Retype the lines beneath this one, from the first through the line containing "const widthE = [0.175, 0.153, 0.082];". Pictures are left out.

─── DATASET CONTENT

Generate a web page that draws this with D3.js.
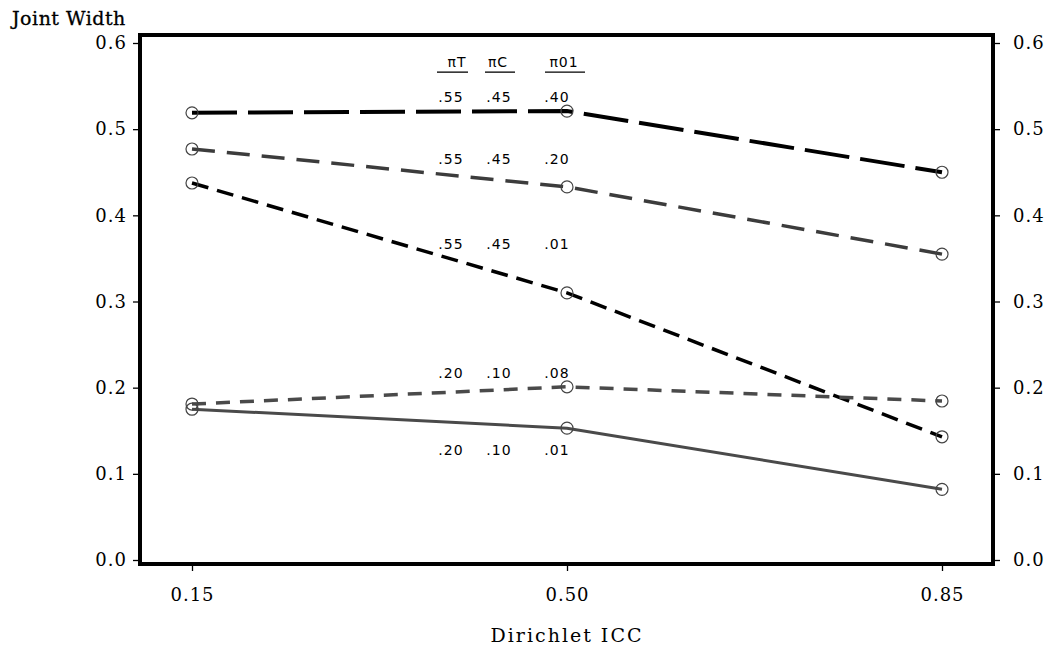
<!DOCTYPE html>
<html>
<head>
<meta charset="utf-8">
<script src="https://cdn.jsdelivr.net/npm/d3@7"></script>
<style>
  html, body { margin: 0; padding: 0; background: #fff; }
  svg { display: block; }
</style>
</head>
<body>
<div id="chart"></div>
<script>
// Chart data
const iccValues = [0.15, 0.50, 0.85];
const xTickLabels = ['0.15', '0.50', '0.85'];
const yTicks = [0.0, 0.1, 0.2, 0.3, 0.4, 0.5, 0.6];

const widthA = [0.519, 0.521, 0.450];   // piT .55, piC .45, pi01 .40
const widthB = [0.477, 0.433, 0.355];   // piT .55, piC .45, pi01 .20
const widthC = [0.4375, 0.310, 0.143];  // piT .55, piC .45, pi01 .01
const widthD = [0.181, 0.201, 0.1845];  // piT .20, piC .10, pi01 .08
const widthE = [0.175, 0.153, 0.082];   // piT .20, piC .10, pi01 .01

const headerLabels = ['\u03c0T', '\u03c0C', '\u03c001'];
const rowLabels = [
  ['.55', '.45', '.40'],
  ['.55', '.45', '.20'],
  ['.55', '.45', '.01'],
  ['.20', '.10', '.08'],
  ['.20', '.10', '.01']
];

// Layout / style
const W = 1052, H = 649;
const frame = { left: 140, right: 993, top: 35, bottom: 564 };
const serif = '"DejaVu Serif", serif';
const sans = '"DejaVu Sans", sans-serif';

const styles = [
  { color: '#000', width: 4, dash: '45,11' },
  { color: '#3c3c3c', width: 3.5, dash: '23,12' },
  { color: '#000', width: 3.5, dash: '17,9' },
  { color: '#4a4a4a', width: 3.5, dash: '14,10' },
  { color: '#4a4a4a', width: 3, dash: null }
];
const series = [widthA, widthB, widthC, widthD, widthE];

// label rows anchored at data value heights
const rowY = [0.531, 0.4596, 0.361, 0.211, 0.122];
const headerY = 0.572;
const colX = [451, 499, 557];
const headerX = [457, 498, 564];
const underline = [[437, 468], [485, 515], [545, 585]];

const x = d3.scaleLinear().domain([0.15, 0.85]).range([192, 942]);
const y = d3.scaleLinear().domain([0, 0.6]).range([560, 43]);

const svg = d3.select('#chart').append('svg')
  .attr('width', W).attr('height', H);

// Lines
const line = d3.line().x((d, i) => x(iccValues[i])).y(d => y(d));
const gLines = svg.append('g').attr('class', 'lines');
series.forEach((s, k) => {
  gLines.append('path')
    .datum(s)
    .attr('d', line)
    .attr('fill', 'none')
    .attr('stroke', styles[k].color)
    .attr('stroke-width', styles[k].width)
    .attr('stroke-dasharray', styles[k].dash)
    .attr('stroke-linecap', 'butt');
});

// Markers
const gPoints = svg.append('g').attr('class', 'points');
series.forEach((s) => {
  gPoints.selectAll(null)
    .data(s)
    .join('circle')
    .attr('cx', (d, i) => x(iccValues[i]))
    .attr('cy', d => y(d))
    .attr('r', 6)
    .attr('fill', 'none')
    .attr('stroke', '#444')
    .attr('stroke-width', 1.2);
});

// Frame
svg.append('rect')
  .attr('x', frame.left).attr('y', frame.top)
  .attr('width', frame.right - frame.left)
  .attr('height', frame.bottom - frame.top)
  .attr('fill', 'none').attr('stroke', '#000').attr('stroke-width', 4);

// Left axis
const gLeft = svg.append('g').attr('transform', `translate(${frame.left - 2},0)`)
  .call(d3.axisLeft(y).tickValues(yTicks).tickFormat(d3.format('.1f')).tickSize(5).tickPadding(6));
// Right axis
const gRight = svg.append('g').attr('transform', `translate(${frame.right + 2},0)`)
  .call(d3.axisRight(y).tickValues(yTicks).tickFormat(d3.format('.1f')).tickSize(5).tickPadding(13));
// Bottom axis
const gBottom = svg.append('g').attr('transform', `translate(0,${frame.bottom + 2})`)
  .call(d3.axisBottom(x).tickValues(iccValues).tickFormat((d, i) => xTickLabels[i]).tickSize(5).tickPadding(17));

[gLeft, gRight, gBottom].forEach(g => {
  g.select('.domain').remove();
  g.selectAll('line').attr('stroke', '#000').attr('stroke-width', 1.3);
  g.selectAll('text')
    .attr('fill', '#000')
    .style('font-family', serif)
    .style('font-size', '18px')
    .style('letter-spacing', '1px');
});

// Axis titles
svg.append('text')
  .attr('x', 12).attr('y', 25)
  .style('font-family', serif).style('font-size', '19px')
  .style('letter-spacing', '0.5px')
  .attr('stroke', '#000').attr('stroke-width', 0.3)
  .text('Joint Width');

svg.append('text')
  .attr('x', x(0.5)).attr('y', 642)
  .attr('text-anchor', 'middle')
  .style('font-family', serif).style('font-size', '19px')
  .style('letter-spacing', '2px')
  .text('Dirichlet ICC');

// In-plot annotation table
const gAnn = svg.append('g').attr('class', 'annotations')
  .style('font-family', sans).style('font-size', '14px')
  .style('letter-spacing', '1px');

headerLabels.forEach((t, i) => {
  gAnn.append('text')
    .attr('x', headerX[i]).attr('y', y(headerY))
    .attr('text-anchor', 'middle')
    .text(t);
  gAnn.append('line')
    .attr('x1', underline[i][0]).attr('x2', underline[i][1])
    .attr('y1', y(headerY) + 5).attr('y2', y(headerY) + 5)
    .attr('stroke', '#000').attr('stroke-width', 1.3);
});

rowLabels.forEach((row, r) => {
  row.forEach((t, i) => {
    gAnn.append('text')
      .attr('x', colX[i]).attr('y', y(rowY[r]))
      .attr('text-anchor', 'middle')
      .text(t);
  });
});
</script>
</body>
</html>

──────

▶ [FINAL RESULT]
Generate a web page that draws this with D3.js.
<!DOCTYPE html>
<html>
<head>
<meta charset="utf-8">
<script src="https://cdn.jsdelivr.net/npm/d3@7"></script>
<style>
  html, body { margin: 0; padding: 0; background: #fff; }
  svg { display: block; }
</style>
</head>
<body>
<div id="chart"></div>
<script>
// Chart data
const iccValues = [0.15, 0.50, 0.85];
const xTickLabels = ['0.15', '0.50', '0.85'];
const yTicks = [0.0, 0.1, 0.2, 0.3, 0.4, 0.5, 0.6];

const widthA = [0.519, 0.521, 0.450];   // piT .55, piC .45, pi01 .40
const widthB = [0.477, 0.433, 0.355];   // piT .55, piC .45, pi01 .20
const widthC = [0.4375, 0.310, 0.143];  // piT .55, piC .45, pi01 .01
const widthD = [0.181, 0.201, 0.1845];  // piT .20, piC .10, pi01 .08
const widthE = [0.175, 0.153, 0.082];   // piT .20, piC .10, pi01 .01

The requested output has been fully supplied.